As you move through every level of that sale, you get obstacles in front of you. And what this means is that if we no longer depend on the big idea to fall out of the sky and change the world, we meet more, we think more, we research more, we settle with small pieces of progress that add up to momentum.

Finally, the third myth of genius or creativity that must be shattered if you want to be more collaborative is the myth of the expert. Now, I believe in involving people in a dealstorm who we think are experts on the problem space. But if you notice, I don’t want experts on the solution space. Because most of the great solutions to vexing problems come from the edges of a domain, you know. People that don’t know what they don’t know. So they’re not limited by these false constraints that hold people back who are in the middle of this subject.

So the way I like to think about it is if you could talk to a fish – if you could. If the fish could respond – if it could. And you walked up to a fish in a fishbowl and you ask the fish, “How’s the water?” The fish would look at you puzzled and ask you, “What’s water?” And that’s the problem with experts. People who are so steeped in the domain don’t have the expansive perspective that allows them to recognize patterns and convergence. Because every invention, every solution is really about pattern or convergence recognition.

And so it’s really important for us to follow the following mantra in collaboration: ideas can come from anywhere. As a matter of fact, in dealstorming, that is one of my four key ground rules. It’s just as important as staying on agenda and not distracting the person next to you. Because the problem with the myth of the expert is it leads to not invented here dismissal of good ideas.

So when you’re in a dealstorm meeting, and someone who’s on the edge of the domain – I’ll just give you an example. Someone out of finance that generally handles something as mundane as revenue recognition. They come to one of your meetings because you have a problem related to how you recognize the revenue of this deal or whatever. And you’re in the middle of this conversation about packaging, and they come up with a really novel way to think about how it’s built.

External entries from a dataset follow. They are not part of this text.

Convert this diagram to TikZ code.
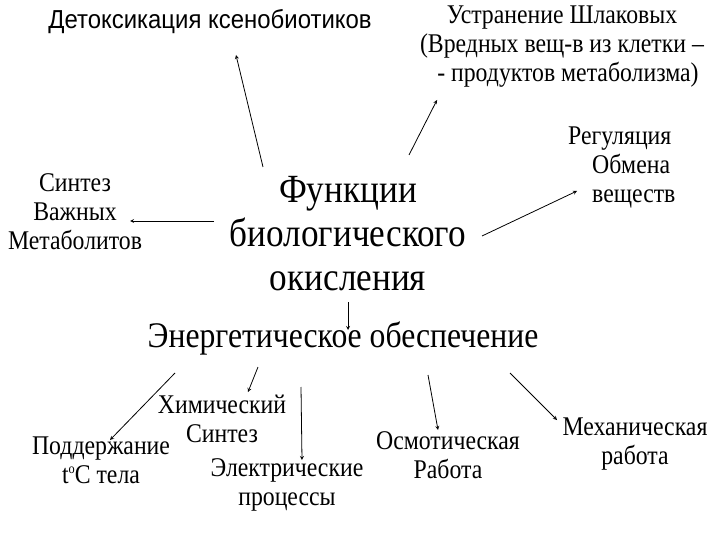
\documentclass[tikz,border=0pt]{standalone}
\usepackage{fontspec}
\setmainfont[FakeStretch=0.88]{Liberation Serif}
\newfontfamily\sansf[FakeStretch=0.92]{Liberation Sans}
\usepackage{tikz}

\begin{document}
\begin{tikzpicture}[x=1pt,y=-1pt,
  lbl/.style={align=center,inner sep=0pt,font=\fontsize{27}{29}\selectfont},
  arr/.style={-stealth,line width=0.8pt}]
\useasboundingbox (0,0) rectangle (720,540);
% centre
\node[lbl,font=\fontsize{40}{44}\selectfont] (fun) at (348,234) {Функции\\биологического\\окисления};
\node[lbl,font=\fontsize{36}{40}\selectfont] (energy) at (343,338) {Энергетическое обеспечение};
% upper ring
\node[lbl,font=\sansf\fontsize{26}{28}\selectfont] (detox) at (210,22) {Детоксикация ксенобиотиков};
\node[lbl] (slag) at (562,47) {Устранение Шлаковых\\(Вредных вещ-в из клетки –\\\ \ - продуктов метаболизма)};
\node[lbl,align=left,anchor=west] (reg) at (568,167) {Регуляция\\\hspace*{24pt}Обмена\\\hspace*{24pt}веществ};
\node[lbl] (synth) at (75,212) {Синтез\\Важных\\Метаболитов};
% lower row
\node[lbl] (chem) at (222,419) {Химический\\Синтез};
\node[lbl] (temp) at (101,460) {Поддержание\\t\raisebox{10pt}{\fontsize{14}{14}\selectfont o}C тела};
\node[lbl] (elec) at (287,485) {Электрические\\процессы};
\node[lbl] (osm) at (448,455) {Осмотическая\\Работа};
\node[lbl] (mech) at (635,444) {Механическая\\работа};
% arrow ends
\coordinate (a1) at (263,167); \coordinate (b1) at (236,55);
\coordinate (a2) at (409,155); \coordinate (b2) at (437,100);
\coordinate (a3) at (482,236); \coordinate (b3) at (577,191);
\coordinate (a4) at (214,221); \coordinate (b4) at (130,221);
\coordinate (a5) at (348,302); \coordinate (b5) at (348,330);
\coordinate (a6) at (175,373); \coordinate (b6) at (110,440);
\coordinate (a7) at (258,367); \coordinate (b7) at (248,392);
\coordinate (a8) at (301,387); \coordinate (b8) at (302,460);
\coordinate (a9) at (428,375); \coordinate (b9) at (438,430);
\coordinate (a10) at (510,373); \coordinate (b10) at (557,420);
\foreach \from/\to in {a1/b1,a2/b2,a3/b3,a4/b4,a5/b5,a6/b6,a7/b7,a8/b8,a9/b9,a10/b10}
  \draw[arr] (\from) -- (\to);
\end{tikzpicture}
\end{document}
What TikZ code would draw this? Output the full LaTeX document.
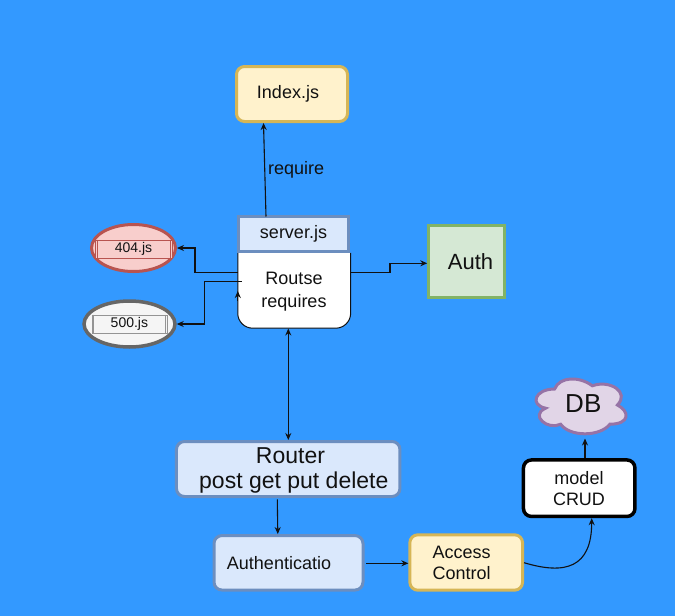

You might look at that person and say, “You don’t know anything about billing sales. You’re just a revenue recognition analyst. We know billing and sales.” You’re about to shut him down for the rest of the meeting. And what you don’t understand is that he may have an educational background. He may have had previous jobs. He may have a significant other that is steeped in the billing expertise, and he’s drawing upon all of that.

The minute you tell someone only experts can weigh in with ideas, everyone who’s not an expert stops contributing. In my experience, it breaks down collaboration.